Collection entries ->
^^^^^^^^^^^^^^^^
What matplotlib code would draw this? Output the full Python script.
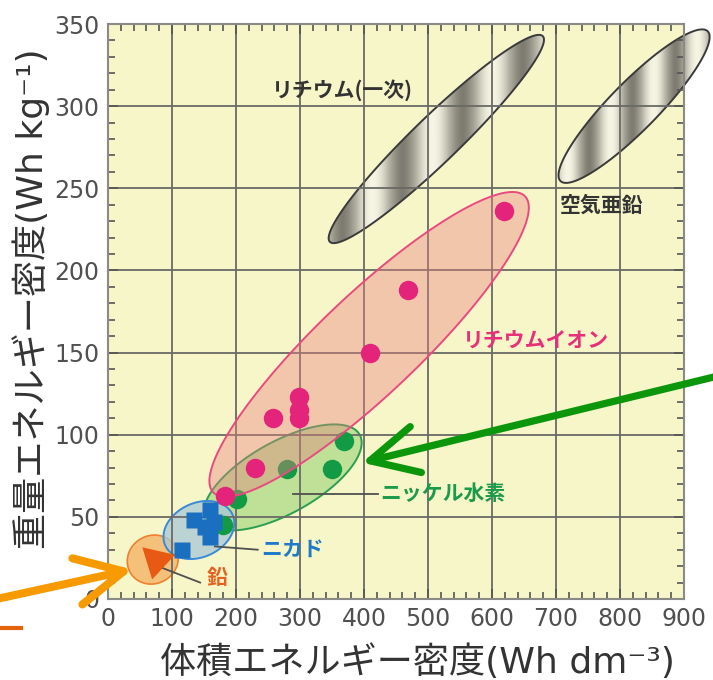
import numpy as np
import matplotlib
matplotlib.use("Agg")
import matplotlib.pyplot as plt
from matplotlib.patches import Polygon
from matplotlib.ticker import MultipleLocator
from matplotlib.colors import LinearSegmentedColormap, to_rgba
from matplotlib.lines import Line2D

# ---------------- data ----------------
x_ticks = [0, 100, 200, 300, 400, 500, 600, 700, 800, 900]
y_ticks = [0, 50, 100, 150, 200, 250, 300, 350]

liion_x = [618, 469, 409, 299, 299, 299, 258, 230, 183]
liion_y = [236, 188, 150, 123, 115, 110, 110, 80, 63]

nimh_x = [368, 350, 279, 201, 180]
nimh_y = [96, 79, 79, 61, 45]

nicd_x = [159, 134, 152, 165, 159, 116]
nicd_y = [54, 48, 44, 47, 38, 30]

lead_x = [75]
lead_y = [24]

# region ellipses: centre (data)
region_names = ["lith1", "zincair", "liion", "nimh", "nicd", "lead"]
region_cx = [513, 822, 408, 273, 142, 70]
region_cy = [280, 300, 155, 74, 42, 24]

label_texts = ["リチウム(一次)", "空気亜鉛", "リチウムイオン", "ニッケル水素", "ニカド", "鉛"]
label_x = [256, 706, 555, 425, 240, 155]
label_y = [310, 240, 157, 64, 30, 13]

# ---------------- style ----------------
W, H = 713, 680
fig = plt.figure(figsize=(W / 100, H / 100), dpi=100)
fig.patch.set_facecolor("white")
ax = fig.add_axes([108 / W, 81 / H, 576 / W, 575 / H])
ax.set_facecolor("#f7f6c8")
ax.set_xlim(0, 900)
ax.set_ylim(0, 350)

p0 = ax.transData.transform((0, 0))
p1 = ax.transData.transform((1, 1))
sx, sy = p1[0] - p0[0], p1[1] - p0[1]


def ellipse_xy(cx, cy, a, b, ang):
    t = np.linspace(0, 2 * np.pi, 300)
    th = np.radians(ang)
    u, v = a * np.cos(t), b * np.sin(t)
    dx = u * np.cos(th) - v * np.sin(th)
    dy = u * np.sin(th) + v * np.cos(th)
    return np.column_stack([cx + dx / sx, cy + dy / sy])


shape = {
    "lith1": dict(a=148, b=23, ang=44),
    "zincair": dict(a=105, b=24, ang=45.5),
    "liion": dict(a=215, b=50, ang=43.5),
    "nimh": dict(a=88, b=36, ang=29),
    "nicd": dict(a=37, b=27, ang=25),
    "lead": dict(a=26, b=24, ang=30),
}
polys = {n: ellipse_xy(cx, cy, **shape[n])
         for n, cx, cy in zip(region_names, region_cx, region_cy)}

# metallic gray ellipses
metal = LinearSegmentedColormap.from_list("metal", ["#7e7c70", "#b3b1a3", "#f6f5e4"])
stripe = {"lith1": (60, 372), "zincair": (43, 567)}  # period px, light-band px
for n in ["lith1", "zincair"]:
    xy = polys[n]
    x0, x1 = xy[:, 0].min(), xy[:, 0].max()
    y0, y1 = xy[:, 1].min(), xy[:, 1].max()
    xs = np.linspace(x0, x1, 400)
    px = xs * sx + 108
    per, ph = stripe[n]
    val = (0.5 + 0.5 * np.cos(2 * np.pi * (px - ph) / per)) ** 0.8
    img = np.tile(val, (10, 1))
    im = ax.imshow(img, extent=[x0, x1, y0, y1], origin="lower", cmap=metal,
                   aspect="auto", zorder=1.0, interpolation="bilinear")
    edge = Polygon(xy, closed=True, facecolor="none", edgecolor="#3a3a3a",
                   lw=1.4, zorder=1.05, clip_on=False)
    ax.add_patch(edge)
    im.set_clip_path(edge)
    im.set_clip_box(fig.bbox)

ax.add_patch(Polygon(polys["lead"], closed=True, facecolor=to_rgba("#f5b060", 0.75),
                     edgecolor="#ee8030", lw=1.2, zorder=1.1, clip_on=False))
ax.add_patch(Polygon(polys["nimh"], closed=True, facecolor=to_rgba("#8fd070", 0.55),
                     edgecolor="#2a9f50", lw=1.4, zorder=1.15))
ax.add_patch(Polygon(polys["nicd"], closed=True, facecolor=to_rgba("#a8c8d8", 0.75),
                     edgecolor="#3a8ad8", lw=1.4, zorder=1.2))

ax.set_xlim(0, 900)
ax.set_ylim(0, 350)

# grid
for xv in x_ticks:
    ax.axvline(xv, color="#6a6a66", lw=1.3, zorder=1.3)
for yv in y_ticks:
    ax.axhline(yv, color="#6a6a66", lw=1.3, zorder=1.3)

ax.plot(nimh_x, nimh_y, "o", color="#129a44", ms=14, mec="none", zorder=1.4)
ax.add_patch(Polygon(polys["liion"], closed=True, facecolor=to_rgba("#e87f80", 0.4),
                     edgecolor="#ea4a80", lw=1.4, zorder=1.5))
ax.plot(liion_x, liion_y, "o", color="#e4237a", ms=14, mec="none", zorder=3)
ax.plot(nicd_x, nicd_y, "s", color="#1a6fc0", ms=11.5, mec="none", zorder=2.2)
ax.plot(lead_x, lead_y, marker=(3, 0, -73), ls="none", color="#e85a14", ms=28,
        mec="none", zorder=2.2)

# leader lines
lead_lines = [((289, 422), (64, 64)), ((167, 234), (32, 30)), ((81, 144), (19.5, 10))]
for xs_, ys_ in lead_lines:
    ax.plot(xs_, ys_, color="#505050", lw=1.3, zorder=2.1)

label_colors = ["#333333", "#333333", "#e8307a", "#1a9a4a", "#1f7ac8", "#e8601e"]
for t, x, y, c in zip(label_texts, label_x, label_y, label_colors):
    ax.text(x, y, t, color=c, fontsize=15, fontweight="bold", ha="left", va="center",
            family=["Noto Sans CJK JP", "DejaVu Sans"], zorder=4, clip_on=False)

# axes styling
ax.set_xticks(x_ticks)
ax.set_yticks(y_ticks)
ax.xaxis.set_minor_locator(MultipleLocator(20))
ax.yaxis.set_minor_locator(MultipleLocator(10))
ax.tick_params(which="both", direction="in", top=True, right=True, color="#555555",
               width=1.2, labelsize=17, labelcolor="#505050", pad=6)
ax.tick_params(which="major", length=7)
ax.tick_params(which="minor", length=5)
for lab in ax.get_xticklabels() + ax.get_yticklabels():
    lab.set_family("DejaVu Sans")
for s in ax.spines.values():
    s.set_color("#8a8a86")
    s.set_linewidth(1.5)

lab_fam = ["DejaVu Sans", "Noto Sans CJK JP"]
ax.set_xlabel("体積エネルギー密度(Wh dm⁻³)", fontsize=26, color="#333333", family=lab_fam)
ax.set_ylabel("重量エネルギー密度(Wh kg⁻¹)", fontsize=26, color="#333333", family=lab_fam)
ax.xaxis.label.set_va("center")
ax.yaxis.label.set_va("center")
ax.xaxis.set_label_coords(0.537, -0.11)
ax.yaxis.set_label_coords(-0.134, 0.522)

# arrows
ax.annotate("", xy=(397, 83), xycoords="data", xytext=(722, 305),
            textcoords="figure pixels", annotation_clip=False,
            arrowprops=dict(arrowstyle="->,head_length=1.7,head_width=0.85",
                            lw=5.2, color="#0c960c", shrinkA=0, shrinkB=0,
                            mutation_scale=20, capstyle="round", joinstyle="round"),
            zorder=6)
ax.annotate("", xy=(38, 18), xycoords="data", xytext=(-8, 80),
            textcoords="figure pixels", annotation_clip=False,
            arrowprops=dict(arrowstyle="->,head_length=1.7,head_width=0.85",
                            lw=5.8, color="#f79a00", shrinkA=0, shrinkB=0,
                            mutation_scale=20, capstyle="round", joinstyle="round"),
            zorder=6)
fig.add_artist(Line2D([0, 21 / W], [52 / H, 52 / H], transform=fig.transFigure,
                      color="#e4640c", lw=3))

fig.savefig("out.png", dpi=100)
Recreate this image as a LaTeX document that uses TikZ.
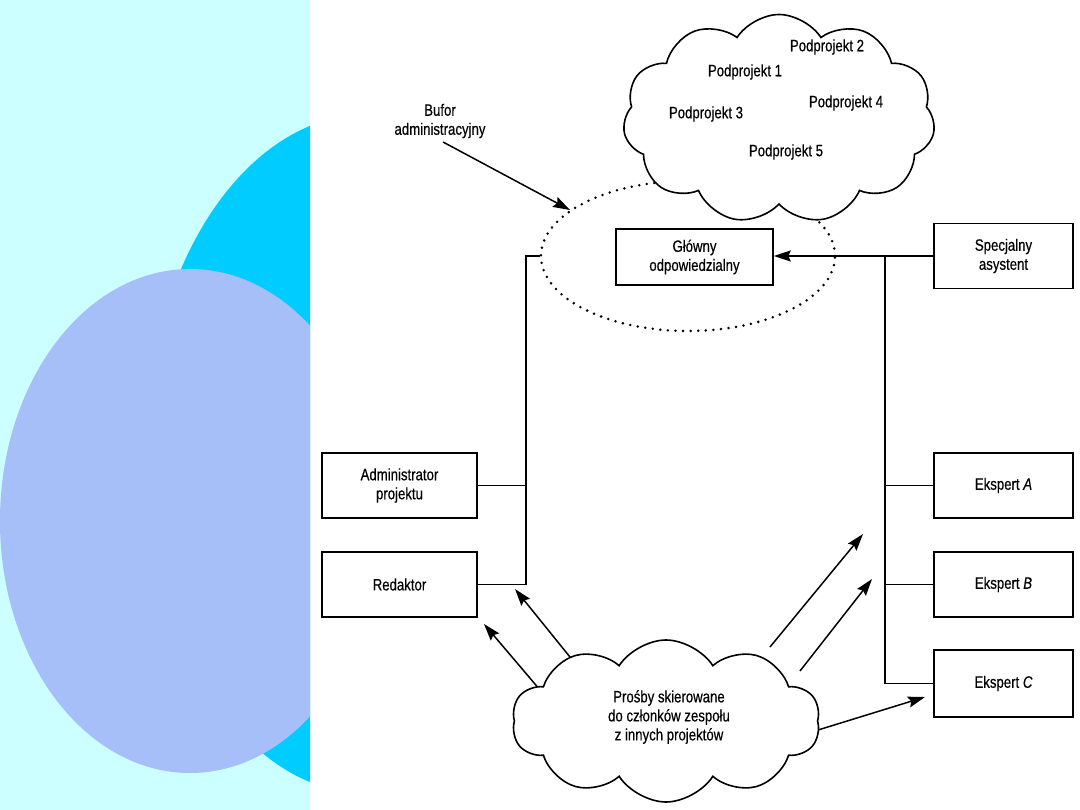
^^^^^^^^^^^^^^^^
SET EXERCISE ->
Can the lines from the start of the records through the line with "label_y = [310, 240, 157, 64, 30, 13]" be given again exactly, with the pictures left out?

RESULT OF THIS EXERCISE ->
What matplotlib code would draw this? Output the full Python script.
import numpy as np
import matplotlib
matplotlib.use("Agg")
import matplotlib.pyplot as plt
from matplotlib.patches import Polygon
from matplotlib.ticker import MultipleLocator
from matplotlib.colors import LinearSegmentedColormap, to_rgba
from matplotlib.lines import Line2D

# ---------------- data ----------------
x_ticks = [0, 100, 200, 300, 400, 500, 600, 700, 800, 900]
y_ticks = [0, 50, 100, 150, 200, 250, 300, 350]

liion_x = [618, 469, 409, 299, 299, 299, 258, 230, 183]
liion_y = [236, 188, 150, 123, 115, 110, 110, 80, 63]

nimh_x = [368, 350, 279, 201, 180]
nimh_y = [96, 79, 79, 61, 45]

nicd_x = [159, 134, 152, 165, 159, 116]
nicd_y = [54, 48, 44, 47, 38, 30]

lead_x = [75]
lead_y = [24]

# region ellipses: centre (data)
region_names = ["lith1", "zincair", "liion", "nimh", "nicd", "lead"]
region_cx = [513, 822, 408, 273, 142, 70]
region_cy = [280, 300, 155, 74, 42, 24]

label_texts = ["リチウム(一次)", "空気亜鉛", "リチウムイオン", "ニッケル水素", "ニカド", "鉛"]
label_x = [256, 706, 555, 425, 240, 155]
label_y = [310, 240, 157, 64, 30, 13]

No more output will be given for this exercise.